Zostałam wdową w młodym wieku. Mój ukochany mąż niespodziewanie zmarł, zostawiając mnie z trzema dziewczynkami. Najstarszej córce, Kasi, było wtedy 8 lat. Pracowałam cały dzień, wracałam do domu późno. Z dziećmi zostawała na zmianę moja matka i teściowa, ale obie były już w podeszłym wieku. Po jakimś czasie zmarły, a ja zostałam ze wszystkim sama. Nie miałam do kogo zwrócić się o pomoc, choć wokół było wielu sąsiadów. Niby oferowali wsparcie, ale patrzyli na mnie z litością i tworzyli niestworzone plotki. I tak na moich barkach spoczywało gospodarstwo, ogród i dom, ale nie mogłam rzucić pracy, bo trójka dzieci musiała jakoś jeść.

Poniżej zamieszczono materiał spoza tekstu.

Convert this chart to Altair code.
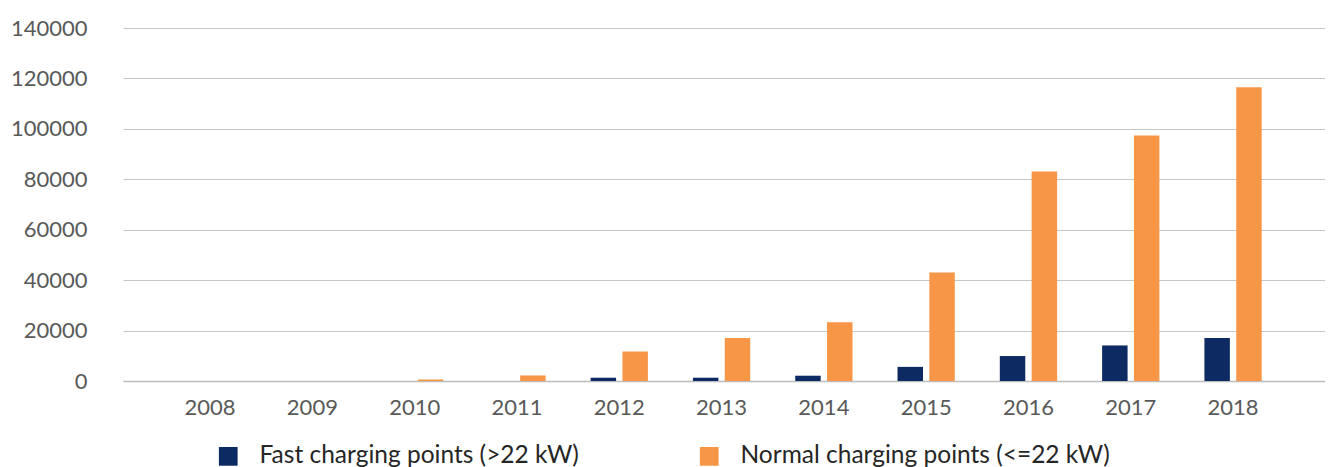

Gdy moja najstarsza córka była większa stała się dla mnie ogromną ostoją. Pomagała w domu, w ogrodzie. Życie trochę mi się ułatwiło: wiedziałam, że mam pomocnicę w domu. Gdy Kasia skończyła 20 lat, powiedziała, że ma chłopaka i planują się pobrać. Byłam bardzo szczęśliwa, znałam rodzinę przyszłego zięcia, był z porządnego domu. Znali się od dzieciństwa, a ja już od dawna wiedziałam, że między nimi jest uczucie. Urządzili ślub i starsza córka przeprowadziła się do męża. Rok później średnia wyszła za mąż i urodziła dziecko. Było mi lżej, ale też już nie było nikogo do pomocy. Nie minęło pół roku jak najmłodsza córka też oznajmiła, że chce wziąć ślub. We wsi zaczęto plotkować o nas jeszcze bardziej. Wydawałam jedną córkę po drugiej za mąż.

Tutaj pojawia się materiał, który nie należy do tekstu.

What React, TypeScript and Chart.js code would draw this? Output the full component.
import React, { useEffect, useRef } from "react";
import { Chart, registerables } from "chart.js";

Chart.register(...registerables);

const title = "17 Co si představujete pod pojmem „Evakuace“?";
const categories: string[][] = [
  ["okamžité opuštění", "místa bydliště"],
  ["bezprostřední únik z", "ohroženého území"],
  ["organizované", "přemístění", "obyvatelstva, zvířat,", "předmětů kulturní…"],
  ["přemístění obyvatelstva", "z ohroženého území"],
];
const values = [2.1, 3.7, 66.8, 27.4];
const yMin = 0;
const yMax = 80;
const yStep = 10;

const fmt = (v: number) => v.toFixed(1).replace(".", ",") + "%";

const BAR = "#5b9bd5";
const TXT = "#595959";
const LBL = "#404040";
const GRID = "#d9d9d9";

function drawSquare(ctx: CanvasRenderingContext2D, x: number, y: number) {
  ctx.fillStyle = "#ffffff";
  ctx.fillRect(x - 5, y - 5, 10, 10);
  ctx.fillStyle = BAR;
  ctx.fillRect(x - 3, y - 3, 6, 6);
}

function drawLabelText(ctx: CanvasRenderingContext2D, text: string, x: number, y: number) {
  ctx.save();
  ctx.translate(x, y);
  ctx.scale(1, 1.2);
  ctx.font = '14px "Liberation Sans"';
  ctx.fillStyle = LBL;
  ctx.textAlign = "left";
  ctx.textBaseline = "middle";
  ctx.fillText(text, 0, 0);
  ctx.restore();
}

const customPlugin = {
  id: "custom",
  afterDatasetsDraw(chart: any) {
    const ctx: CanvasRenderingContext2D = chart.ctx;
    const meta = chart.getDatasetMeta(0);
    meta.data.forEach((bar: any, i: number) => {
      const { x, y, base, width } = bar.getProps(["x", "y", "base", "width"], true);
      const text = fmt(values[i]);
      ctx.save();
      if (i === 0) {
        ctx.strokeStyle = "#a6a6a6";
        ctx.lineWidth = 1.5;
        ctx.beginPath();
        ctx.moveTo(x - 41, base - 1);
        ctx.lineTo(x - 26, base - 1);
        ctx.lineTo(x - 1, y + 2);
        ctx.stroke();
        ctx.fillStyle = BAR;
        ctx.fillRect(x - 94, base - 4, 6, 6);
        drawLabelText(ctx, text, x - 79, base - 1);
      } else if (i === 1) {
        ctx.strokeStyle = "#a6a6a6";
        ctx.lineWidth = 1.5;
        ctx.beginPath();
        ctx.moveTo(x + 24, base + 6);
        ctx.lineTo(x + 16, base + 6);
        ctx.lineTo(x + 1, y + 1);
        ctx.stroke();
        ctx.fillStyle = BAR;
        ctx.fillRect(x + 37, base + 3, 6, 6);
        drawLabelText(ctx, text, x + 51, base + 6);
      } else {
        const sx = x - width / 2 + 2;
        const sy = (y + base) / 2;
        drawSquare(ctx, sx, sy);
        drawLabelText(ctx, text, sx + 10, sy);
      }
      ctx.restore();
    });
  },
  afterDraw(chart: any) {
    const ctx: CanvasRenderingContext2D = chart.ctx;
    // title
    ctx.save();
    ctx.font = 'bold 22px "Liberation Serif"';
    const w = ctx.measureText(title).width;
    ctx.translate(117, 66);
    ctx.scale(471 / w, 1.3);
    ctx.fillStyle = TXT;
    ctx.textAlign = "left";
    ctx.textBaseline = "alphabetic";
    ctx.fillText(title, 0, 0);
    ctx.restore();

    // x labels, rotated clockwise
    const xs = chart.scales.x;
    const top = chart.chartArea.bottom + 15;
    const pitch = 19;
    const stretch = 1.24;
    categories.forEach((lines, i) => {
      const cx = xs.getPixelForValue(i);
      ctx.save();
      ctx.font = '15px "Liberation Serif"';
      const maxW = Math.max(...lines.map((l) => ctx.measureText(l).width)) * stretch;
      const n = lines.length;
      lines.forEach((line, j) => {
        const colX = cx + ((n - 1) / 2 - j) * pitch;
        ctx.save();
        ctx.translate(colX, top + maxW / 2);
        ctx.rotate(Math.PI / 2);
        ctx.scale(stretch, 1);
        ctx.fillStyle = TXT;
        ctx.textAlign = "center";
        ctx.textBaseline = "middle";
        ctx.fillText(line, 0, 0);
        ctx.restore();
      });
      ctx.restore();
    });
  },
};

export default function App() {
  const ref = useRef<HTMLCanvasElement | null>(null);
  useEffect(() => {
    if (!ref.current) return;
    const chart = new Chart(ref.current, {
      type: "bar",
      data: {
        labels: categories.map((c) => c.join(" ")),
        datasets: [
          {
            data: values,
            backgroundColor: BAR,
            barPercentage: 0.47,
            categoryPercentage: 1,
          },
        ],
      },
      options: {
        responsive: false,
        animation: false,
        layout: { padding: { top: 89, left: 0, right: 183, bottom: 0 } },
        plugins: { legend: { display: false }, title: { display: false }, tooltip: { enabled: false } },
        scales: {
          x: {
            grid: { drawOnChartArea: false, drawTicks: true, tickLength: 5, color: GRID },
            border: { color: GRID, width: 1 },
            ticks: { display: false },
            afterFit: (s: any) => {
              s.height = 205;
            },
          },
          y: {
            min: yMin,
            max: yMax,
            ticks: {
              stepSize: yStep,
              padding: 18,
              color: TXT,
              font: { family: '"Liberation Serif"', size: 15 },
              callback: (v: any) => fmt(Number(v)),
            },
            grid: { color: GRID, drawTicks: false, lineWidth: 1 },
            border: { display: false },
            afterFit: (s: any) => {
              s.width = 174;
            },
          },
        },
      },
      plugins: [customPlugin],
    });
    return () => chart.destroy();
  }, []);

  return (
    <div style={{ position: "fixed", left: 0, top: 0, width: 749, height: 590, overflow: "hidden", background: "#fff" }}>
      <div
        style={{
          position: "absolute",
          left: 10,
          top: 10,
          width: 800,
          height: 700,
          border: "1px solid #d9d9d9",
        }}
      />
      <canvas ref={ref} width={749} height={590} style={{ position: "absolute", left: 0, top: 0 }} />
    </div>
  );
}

Sąsiadki zaczęły żartować, że wkrótce ja też znajdę sobie męża. Nie powiedziały mi tego wprost, tylko podśmiechiwały się po cichu. Miałam żal do tych wszystkich ludzi, bo nikt nam nie pomagał, ale cała kolejka ustawiała się, by wyciągnąć tylko, co sie u nas dzieje.
Moje córki wyszły za mąż pomyślnie, miały swoje rodziny i ja mogłam żyć ze spokojną duszą. Minęło parę lat i teraz mam już całą gromadę wnuków. Poświęciłam całe swoje życie swoim dzieciom – i nie żałuję. Córki z rodzinami często przyjeżdżają do mnie, spotykamy się w każde święta, a ja tylko martwię się, że kiedyś braknie stołu dla wszystkich. Szkoda, że obok mnie nie ma ukochanego męża, zawsze chciał mieć syna, a teraz miałby aż czterech wnuków. Jestem bardzo szczęśliwa, pokonałam tak wiele przeciwności, pomimo krzywych spojrzeń ludzi. Niech Bóg daje mi nadal zdrowie, a ja ile będę w stanie, tyle jeszcze będę pomagać i cieszyć się rodziną.